Melville is clearly enjoying himself in this picture. As director, there is a virtuosic flourish to many of the extended shots and the night-time cinematography. As actor, the constant smirk on his character's face is surely that of Melville himself, playing out his personal fantasy as a film noir character in his favourite city.
When the story arrives, it's revealed to be an ethical dilemma: our two principals (Melville as an Agence France Presse journalist and Pierre Grasset as his photographer buddy) discover a French diplomat and ex-Resistance hero dead of a heart attack in an actress's apartment. Do they report the truth, cover it up to preserve the guy's reputation or sensationalise it even more to make a fortune from the exclusive?
Melville was by no means a great actor, but his baleful eyes, bland smile and spiffy bow tie in this film give him a kind of sleazy charm that brings to mind Peter Lorre. His character's name (Moreau) is a pun on "moraux", which means moral, and indeed he is intended to be the moral centre of the film. There are moments, though, when he seems genuinely sinister: when he peeps on a bare-breasted dancer in her dressing room (the scene was censored in the UK), and when he looms threateningly over another girl who has just attempted suicide.

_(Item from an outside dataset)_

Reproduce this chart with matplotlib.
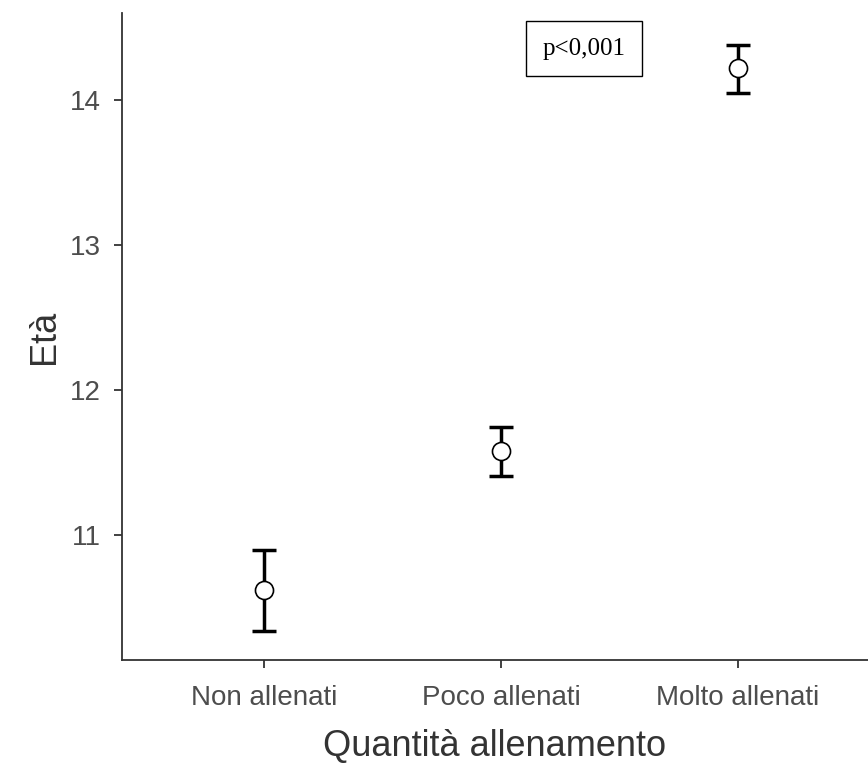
import numpy as np
import matplotlib.pyplot as plt

# data
groups = ['Non allenati', 'Poco allenati', 'Molto allenati']
means = [10.62, 11.58, 14.22]
lower = [10.34, 11.41, 14.05]
upper = [10.90, 11.745, 14.38]

plt.rcParams['font.family'] = ['Liberation Sans', 'DejaVu Sans']

fig = plt.figure(figsize=(8.68, 7.67), dpi=100)
ax = fig.add_axes([122 / 868, 107 / 767, 1 - 122 / 868, (660 - 13) / 767])

x = np.arange(len(groups))
yerr = [np.array(means) - np.array(lower), np.array(upper) - np.array(means)]
ax.errorbar(x, means, yerr=yerr, fmt='none', ecolor='black', elinewidth=2.5,
            capsize=8.3, capthick=2.5, zorder=2)
ax.plot(x, means, 'o', ms=13, mfc='white', mec='black', mew=1.2, zorder=3)

ax.set_xlim(-0.6, 2.55)
ax.set_ylim(10.14, 14.6)
ax.set_xticks(x)
ax.set_xticklabels(groups)
ax.set_yticks([11, 12, 13, 14])

for s in ['top', 'right']:
    ax.spines[s].set_visible(False)
for s in ['left', 'bottom']:
    ax.spines[s].set_color('#333333')
    ax.spines[s].set_linewidth(1.3)
ax.tick_params(length=6, width=1.3, color='#333333', labelcolor='#4d4d4d',
               labelsize=20)
ax.tick_params(axis='x', pad=12)
ax.tick_params(axis='y', pad=9)

ax.set_xlabel('Quantità allenamento', fontsize=26, color='#333333', labelpad=13)
ax.set_ylabel('Età', fontsize=26, color='#333333', labelpad=6)

ax.text(0.619, 0.945, 'p<0,001', transform=ax.transAxes, ha='center', va='center',
        fontsize=18, family=['Liberation Serif', 'DejaVu Serif'],
        bbox=dict(boxstyle='square,pad=0.65', fc='white', ec='black', lw=1))

fig.savefig('out.png', dpi=100)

"Deux hommes..." is the most New Wave of all Melville's films. The raw, documentary-style shots, the improvised feel to some of the scenes (Melville makes frequent mistakes when speaking English), the use of real locations and untrained actors (including Melville himself), were jarring to audiences and critics at the time. In the light of Godard and Truffaut we can now better appreciate the type of film-making that Melville helped to inaugurate. Nevertheless, Melville regarded "Deux hommes..." as a failed experiment, returning in his subsequent films to a more classical approach.